#### WHAT IS BEING ASKED:
Of the lines below, how many hold the string "this"? Give only the number.

#### THE RECORDS:
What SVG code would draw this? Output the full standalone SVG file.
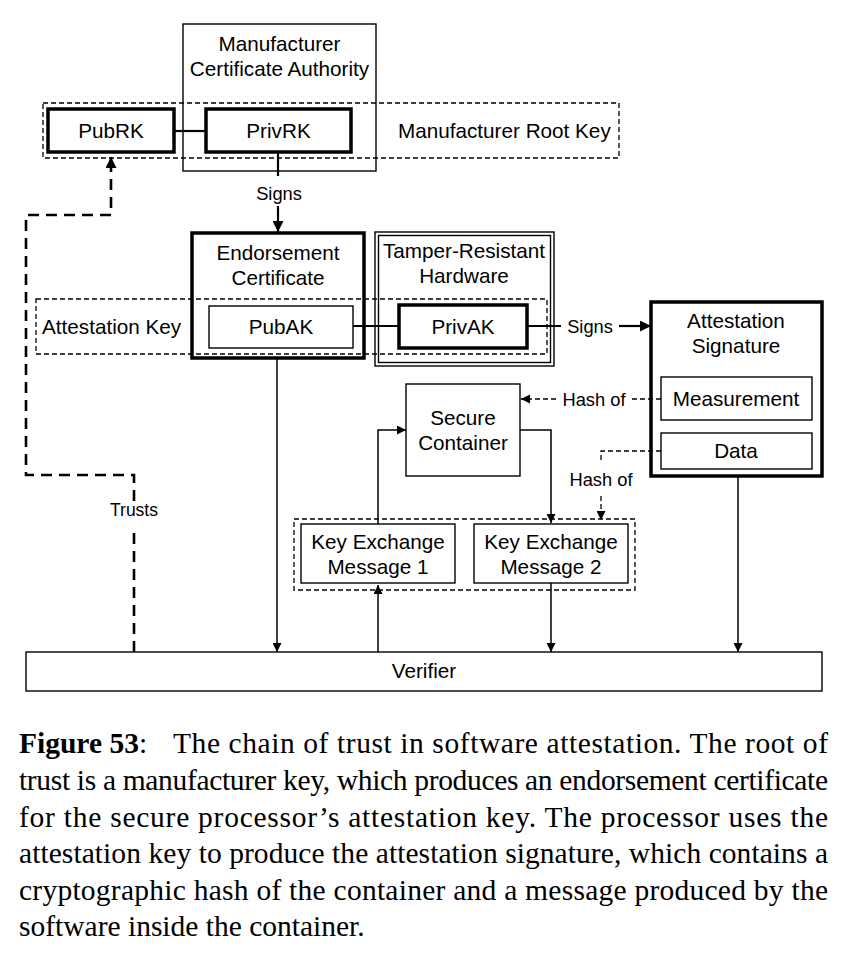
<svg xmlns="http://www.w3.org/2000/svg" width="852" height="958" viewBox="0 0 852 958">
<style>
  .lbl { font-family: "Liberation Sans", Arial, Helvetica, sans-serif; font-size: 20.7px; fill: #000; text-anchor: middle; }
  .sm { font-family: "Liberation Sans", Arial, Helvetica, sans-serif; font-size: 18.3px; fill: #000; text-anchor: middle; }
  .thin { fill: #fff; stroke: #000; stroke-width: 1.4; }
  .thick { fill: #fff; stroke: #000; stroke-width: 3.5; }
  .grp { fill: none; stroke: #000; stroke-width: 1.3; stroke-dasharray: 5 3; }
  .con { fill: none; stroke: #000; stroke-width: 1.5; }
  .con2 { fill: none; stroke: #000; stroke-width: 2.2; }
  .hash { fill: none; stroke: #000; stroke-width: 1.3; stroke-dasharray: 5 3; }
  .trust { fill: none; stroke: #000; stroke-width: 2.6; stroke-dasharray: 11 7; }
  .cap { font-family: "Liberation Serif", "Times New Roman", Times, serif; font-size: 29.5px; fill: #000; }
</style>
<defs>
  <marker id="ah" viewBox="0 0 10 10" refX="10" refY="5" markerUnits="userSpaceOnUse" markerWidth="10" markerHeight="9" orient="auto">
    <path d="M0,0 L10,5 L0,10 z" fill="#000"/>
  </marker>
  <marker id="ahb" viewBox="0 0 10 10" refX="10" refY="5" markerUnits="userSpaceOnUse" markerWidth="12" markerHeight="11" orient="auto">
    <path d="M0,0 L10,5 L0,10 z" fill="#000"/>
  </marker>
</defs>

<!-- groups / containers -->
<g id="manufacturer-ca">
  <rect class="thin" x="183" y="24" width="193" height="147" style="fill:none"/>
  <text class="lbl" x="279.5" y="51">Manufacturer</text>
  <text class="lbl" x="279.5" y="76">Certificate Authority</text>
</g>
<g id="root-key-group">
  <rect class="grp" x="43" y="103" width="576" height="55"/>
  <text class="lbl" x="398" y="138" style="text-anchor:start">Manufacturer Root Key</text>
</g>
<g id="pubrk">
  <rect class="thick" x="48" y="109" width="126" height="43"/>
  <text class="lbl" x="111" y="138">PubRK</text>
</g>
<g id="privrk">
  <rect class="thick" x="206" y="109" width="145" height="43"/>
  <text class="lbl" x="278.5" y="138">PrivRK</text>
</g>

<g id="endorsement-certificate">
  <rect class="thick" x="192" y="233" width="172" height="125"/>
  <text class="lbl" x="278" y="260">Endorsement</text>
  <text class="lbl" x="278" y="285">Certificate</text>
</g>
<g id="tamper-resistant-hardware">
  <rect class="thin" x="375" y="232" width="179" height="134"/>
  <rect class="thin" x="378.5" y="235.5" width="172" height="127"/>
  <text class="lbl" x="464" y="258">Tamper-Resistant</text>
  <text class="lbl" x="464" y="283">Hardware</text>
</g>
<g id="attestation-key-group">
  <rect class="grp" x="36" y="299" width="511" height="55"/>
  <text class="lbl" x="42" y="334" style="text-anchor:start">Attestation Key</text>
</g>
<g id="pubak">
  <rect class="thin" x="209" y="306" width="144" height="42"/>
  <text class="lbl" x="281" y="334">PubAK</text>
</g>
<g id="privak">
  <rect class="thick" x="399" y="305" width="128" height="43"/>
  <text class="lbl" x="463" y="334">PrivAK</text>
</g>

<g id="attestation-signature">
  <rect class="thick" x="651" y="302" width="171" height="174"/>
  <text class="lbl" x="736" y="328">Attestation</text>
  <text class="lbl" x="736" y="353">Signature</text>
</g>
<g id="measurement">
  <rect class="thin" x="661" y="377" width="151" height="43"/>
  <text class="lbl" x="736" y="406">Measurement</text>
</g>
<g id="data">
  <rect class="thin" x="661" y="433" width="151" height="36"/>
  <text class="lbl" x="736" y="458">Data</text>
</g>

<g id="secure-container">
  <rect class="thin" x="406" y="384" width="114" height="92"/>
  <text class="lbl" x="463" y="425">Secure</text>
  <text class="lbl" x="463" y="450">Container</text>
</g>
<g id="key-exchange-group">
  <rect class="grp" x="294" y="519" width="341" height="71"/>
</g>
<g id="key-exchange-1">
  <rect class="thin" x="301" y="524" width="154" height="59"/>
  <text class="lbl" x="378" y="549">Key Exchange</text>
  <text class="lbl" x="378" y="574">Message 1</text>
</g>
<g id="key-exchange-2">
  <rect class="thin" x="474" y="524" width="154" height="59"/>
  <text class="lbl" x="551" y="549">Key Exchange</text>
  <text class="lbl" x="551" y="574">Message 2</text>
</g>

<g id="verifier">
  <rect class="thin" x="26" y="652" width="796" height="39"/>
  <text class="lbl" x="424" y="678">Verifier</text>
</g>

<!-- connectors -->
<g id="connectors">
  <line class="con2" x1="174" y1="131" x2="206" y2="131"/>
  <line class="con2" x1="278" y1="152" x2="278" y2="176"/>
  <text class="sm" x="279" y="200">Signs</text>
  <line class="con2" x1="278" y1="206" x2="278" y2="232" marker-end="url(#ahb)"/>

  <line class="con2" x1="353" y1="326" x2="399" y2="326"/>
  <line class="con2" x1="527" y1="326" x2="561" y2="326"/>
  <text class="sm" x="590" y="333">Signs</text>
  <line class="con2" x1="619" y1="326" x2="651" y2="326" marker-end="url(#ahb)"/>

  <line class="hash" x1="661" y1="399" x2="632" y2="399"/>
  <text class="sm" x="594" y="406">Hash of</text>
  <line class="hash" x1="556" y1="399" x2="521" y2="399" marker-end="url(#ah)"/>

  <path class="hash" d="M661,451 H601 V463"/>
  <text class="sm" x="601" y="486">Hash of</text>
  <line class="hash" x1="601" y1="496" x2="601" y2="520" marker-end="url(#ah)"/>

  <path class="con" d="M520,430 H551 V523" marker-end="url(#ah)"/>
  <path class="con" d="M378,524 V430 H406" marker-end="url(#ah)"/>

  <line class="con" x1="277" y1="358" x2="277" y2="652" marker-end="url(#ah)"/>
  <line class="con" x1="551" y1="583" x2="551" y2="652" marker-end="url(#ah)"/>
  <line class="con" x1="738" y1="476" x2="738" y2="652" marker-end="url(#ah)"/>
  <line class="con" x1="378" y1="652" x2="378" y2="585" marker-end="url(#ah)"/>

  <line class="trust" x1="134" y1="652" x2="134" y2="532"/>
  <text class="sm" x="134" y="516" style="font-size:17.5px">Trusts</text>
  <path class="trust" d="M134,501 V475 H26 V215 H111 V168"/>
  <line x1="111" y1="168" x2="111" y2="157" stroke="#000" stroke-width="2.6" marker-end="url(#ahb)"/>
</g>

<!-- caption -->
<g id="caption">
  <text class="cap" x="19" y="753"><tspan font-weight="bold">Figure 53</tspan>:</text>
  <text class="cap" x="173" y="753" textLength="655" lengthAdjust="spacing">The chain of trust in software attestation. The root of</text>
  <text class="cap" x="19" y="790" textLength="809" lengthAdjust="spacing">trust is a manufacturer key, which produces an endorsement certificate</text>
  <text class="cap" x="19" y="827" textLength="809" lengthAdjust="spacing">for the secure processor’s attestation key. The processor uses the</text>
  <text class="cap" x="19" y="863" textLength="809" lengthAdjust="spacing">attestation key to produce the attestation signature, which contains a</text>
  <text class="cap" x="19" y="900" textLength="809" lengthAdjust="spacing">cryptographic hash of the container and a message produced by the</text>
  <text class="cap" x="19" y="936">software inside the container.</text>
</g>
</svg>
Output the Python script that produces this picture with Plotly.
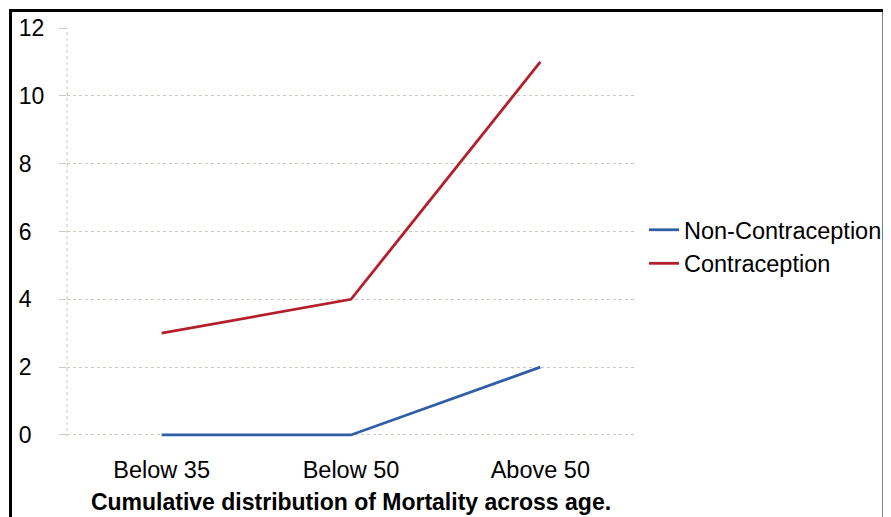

#### WRITTEN ANSWER:
2